Because the boats were so different, the performance handicap racing fleet (PHRF) formula was used to calculate the results. Each boat is assigned a handicap based on size and weight, which means the boat that crosses the finish line first doesn't necessarily win. Once all the boats had finished the race, skippers and crew headed back to the dock and up to the club for the party and the results.

Yacht club celebration

On the dock and in the yacht club, the champagne bottles were a-popping! We enjoyed a short presentation by the Taiwan Tourism Bureau, which is celebrating the "Year of the Bay" — including pristine coastlines, stunning islands, bay recreation, and the beauty of the ocean itself. Taipei and San Francisco are sister cities and also both members of the exclusive "Most Beautiful Bays in the World Club," made up of only 43 bays worldwide.

The adorable O'Bear was a popular party guest, here with Logan Ashcraft, left, and Collette Meyers, right. Photos: Kara Hugglestone/Sail Couture.

Interestingly, Taiwan is both the world's largest producer of sailing parts and a spectacular sailing destination. Taiwan spokesperson Frances Larose inspired us with imagery of scenic vistas, creative festivals, gourmet cuisine, and blue water sailing! Taiwan yacht clubs host regattas throughout the spring and summer, with several premiere events in April and May.

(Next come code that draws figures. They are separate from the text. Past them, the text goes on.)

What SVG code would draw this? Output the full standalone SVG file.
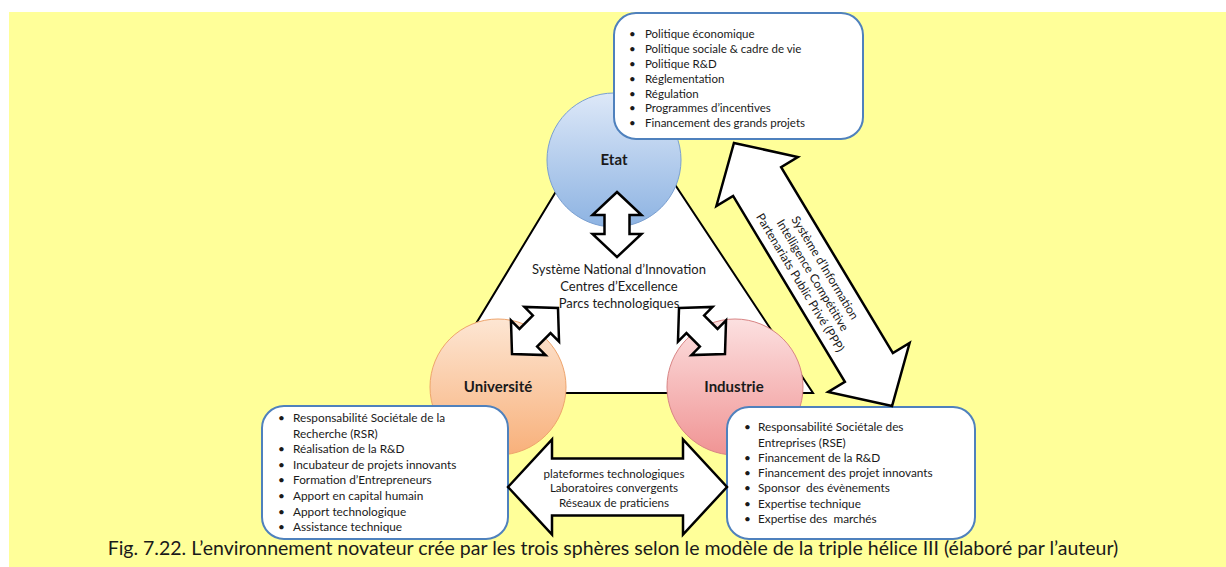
<svg xmlns="http://www.w3.org/2000/svg" width="1226" height="567" viewBox="0 0 1226 567">
<style>
  .t { font-family: Lato, "Open Sans", "DejaVu Sans", sans-serif; fill: #1a1a1a; }
  .box { fill: #ffffff; stroke: #4f81bd; stroke-width: 2; }
  .lbl { font-size: 15px; font-weight: bold; text-anchor: middle; }
  .li { font-size: 11.8px; }
  .li-top { font-size: 11.5px; }
  .mid { font-size: 13px; text-anchor: middle; }
  .arr { fill: #ffffff; stroke: #000000; stroke-width: 2.5; stroke-linejoin: miter; }
  .cap { font-size: 19.5px; text-anchor: middle; }
</style>
<defs>
  <linearGradient id="gEtat" x1="0" y1="0" x2="0" y2="1">
    <stop offset="0" stop-color="#dde8f8"/>
    <stop offset="1" stop-color="#8db3e2"/>
  </linearGradient>
  <linearGradient id="gUniv" x1="0" y1="0" x2="0" y2="1">
    <stop offset="0" stop-color="#fde6d3"/>
    <stop offset="1" stop-color="#f8b07a"/>
  </linearGradient>
  <linearGradient id="gInd" x1="0" y1="0" x2="0" y2="1">
    <stop offset="0" stop-color="#fce0e0"/>
    <stop offset="1" stop-color="#f09494"/>
  </linearGradient>
  <path id="smallArrow" d="M0,-32.5 L24.5,-9.5 L12.5,-9.5 L12.5,9.5 L24.5,9.5 L0,32.5 L-24.5,9.5 L-12.5,9.5 L-12.5,-9.5 L-24.5,-9.5 Z"/>
</defs>

<rect x="9" y="12" width="1217" height="555" fill="#ffff99"/>

<polygon id="triangle" points="615,94 434,393 813,393" fill="#ffffff" stroke="#000000" stroke-width="2"/>

<g id="node-etat">
  <circle cx="614" cy="160" r="67" fill="url(#gEtat)" stroke="#7a9fd0" stroke-width="1"/>
  <text class="t lbl" x="614" y="165">Etat</text>
</g>
<g id="node-universite">
  <circle cx="498" cy="387" r="68" fill="url(#gUniv)" stroke="#eea46c" stroke-width="1"/>
  <text class="t lbl" x="498" y="392">Université</text>
</g>
<g id="node-industrie">
  <circle cx="735" cy="387" r="68" fill="url(#gInd)" stroke="#d88484" stroke-width="1"/>
  <text class="t lbl" x="734" y="392">Industrie</text>
</g>

<g id="node-centre">
  <text class="t mid" x="619" y="274">Système National d’Innovation</text>
  <text class="t mid" x="619" y="291">Centres d’Excellence</text>
  <text class="t mid" x="619" y="308">Parcs technologiques</text>
</g>

<g id="box-etat">
  <rect class="box" x="614" y="13" width="249" height="126" rx="22"/>
  <g class="t li-top">
    <text x="629" y="38">•</text><text x="645" y="38">Politique économique</text>
    <text x="629" y="53">•</text><text x="645" y="53">Politique sociale &amp; cadre de vie</text>
    <text x="629" y="68">•</text><text x="645" y="68">Politique R&amp;D</text>
    <text x="629" y="83">•</text><text x="645" y="83">Réglementation</text>
    <text x="629" y="97.5">•</text><text x="645" y="97.5">Régulation</text>
    <text x="629" y="112">•</text><text x="645" y="112">Programmes d’incentives</text>
    <text x="629" y="127">•</text><text x="645" y="127">Financement des grands projets</text>
  </g>
</g>

<g id="box-universite">
  <rect class="box" x="262" y="406" width="246" height="133" rx="22"/>
  <g class="t li">
    <text x="278" y="422">•</text><text x="293" y="422">Responsabilité Sociétale de la</text>
    <text x="293" y="438">Recherche (RSR)</text>
    <text x="278" y="453">•</text><text x="293" y="453">Réalisation de la R&amp;D</text>
    <text x="278" y="469">•</text><text x="293" y="469">Incubateur de projets innovants</text>
    <text x="278" y="484">•</text><text x="293" y="484">Formation d’Entrepreneurs</text>
    <text x="278" y="500">•</text><text x="293" y="500">Apport en capital humain</text>
    <text x="278" y="516">•</text><text x="293" y="516">Apport technologique</text>
    <text x="278" y="531">•</text><text x="293" y="531">Assistance technique</text>
  </g>
</g>

<g id="box-industrie">
  <rect class="box" x="727" y="407" width="248" height="132" rx="22"/>
  <g class="t li">
    <text x="744" y="431">•</text><text x="758" y="431">Responsabilité Sociétale des</text>
    <text x="758" y="447">Entreprises (RSE)</text>
    <text x="744" y="461.5">•</text><text x="758" y="461.5">Financement de la R&amp;D</text>
    <text x="744" y="477">•</text><text x="758" y="477">Financement des projet innovants</text>
    <text x="744" y="492">•</text><text x="758" y="492" xml:space="preserve">Sponsor  des évènements</text>
    <text x="744" y="508">•</text><text x="758" y="508">Expertise technique</text>
    <text x="744" y="523">•</text><text x="758" y="523" xml:space="preserve">Expertise des  marchés</text>
  </g>
</g>

<g id="connectors">
  <use href="#smallArrow" class="arr" transform="translate(617,224.5)"/>
  <use href="#smallArrow" class="arr" transform="translate(535,331) rotate(45)"/>
  <use href="#smallArrow" class="arr" transform="translate(702,331) rotate(-45)"/>

  <g id="arrow-etat-industrie">
    <path class="arr" transform="translate(813,274.5) rotate(-31)" d="M0,-153.5 L47.5,-108.5 L28,-108.5 L28,108.5 L47.5,108.5 L0,153.5 L-47.5,108.5 L-28,108.5 L-28,-108.5 L-47.5,-108.5 Z"/>
    <g class="t" font-size="12" text-anchor="middle" transform="translate(813,275) rotate(59)">
      <text x="0" y="-10">Système d’Information</text>
      <text x="0" y="4.5">Intelligence Compétitive</text>
      <text x="0" y="19">Partenariats Public Privé (PPP)</text>
    </g>
  </g>

  <g id="arrow-universite-industrie">
    <path class="arr" d="M508,487 L552,439.5 L552,458.5 L683,458.5 L683,439.5 L727,487 L683,534.5 L683,515.5 L552,515.5 L552,534.5 Z"/>
    <g class="t" font-size="11.6" text-anchor="middle">
      <text x="614" y="477.5">plateformes technologiques</text>
      <text x="614" y="492">Laboratoires convergents</text>
      <text x="614" y="506.5">Réseaux de praticiens</text>
    </g>
  </g>
</g>

<text class="t cap" x="613" y="555">Fig. 7.22. L’environnement novateur crée par les trois sphères selon le modèle de la triple hélice III (élaboré par l’auteur)</text>
</svg>
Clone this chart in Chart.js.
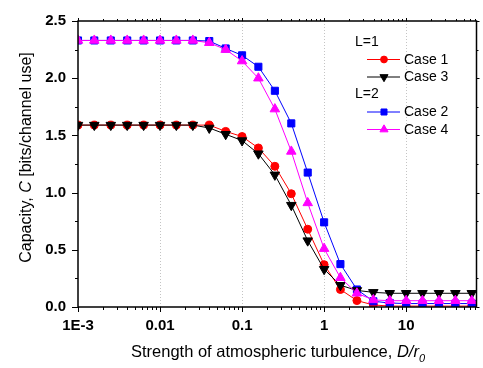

Taiwan's beautiful Turtle Island, or Guishan Island, which is also in the Northeast Coast National Scenic Area, is a favorite destination for whale-watching from April to October. Photo: Taiwan Tourism Bureau.

With Taiwan added to all of our "To Sail" lists, it was time for the awards! Fernanda Castelo took home the top prize in the non-spinnaker division. Fernanda is an inspiring and passionate advocate for the sport. The president of California Inclusive Sailing for sailors of all abilities, she uses a wheelchair on land, but you wouldn't know that from her skill on the water. Joan Byrne, proudly flying the Taiwan kite, triumphed in the spinnaker division. I love that two such important women sailors won, Fernanda, who makes dreams come true regardless of the challenges, and Joan for supporting the sport of sailing so well and so long. In short, it was a phenomenal day for women empowerment.

Regatta Co-chairs Winnie Kelly, Joan Byrne, and SBYC Rear Commodore and PRO Andrew Lorenzen present the award in the non-spinnaker division to Fernanda Castelo (skipper and President of California Inclusive Sailing with the mission of sharing a love of sailing with people of all abilities), Patricia Corcoran, and Yuning Pathman. Photo: Gerard Sheridan.

The event concluded with a delightful raffle of travel trinkets, stadium blankets, and Chinese Zodiac figurines based on birth year, the latter I actually won. My table enjoyed reading about the Asian zodiac and accessing its accuracy, which we agreed was right on—just like the Red Bra Regatta!

Many thanks to the South Beach Yacht Club organizing committee, all the fun-loving and talented competitors, and most of all, to the Taiwan Tourism Bureau for supporting women's sailing in such a wonderful way.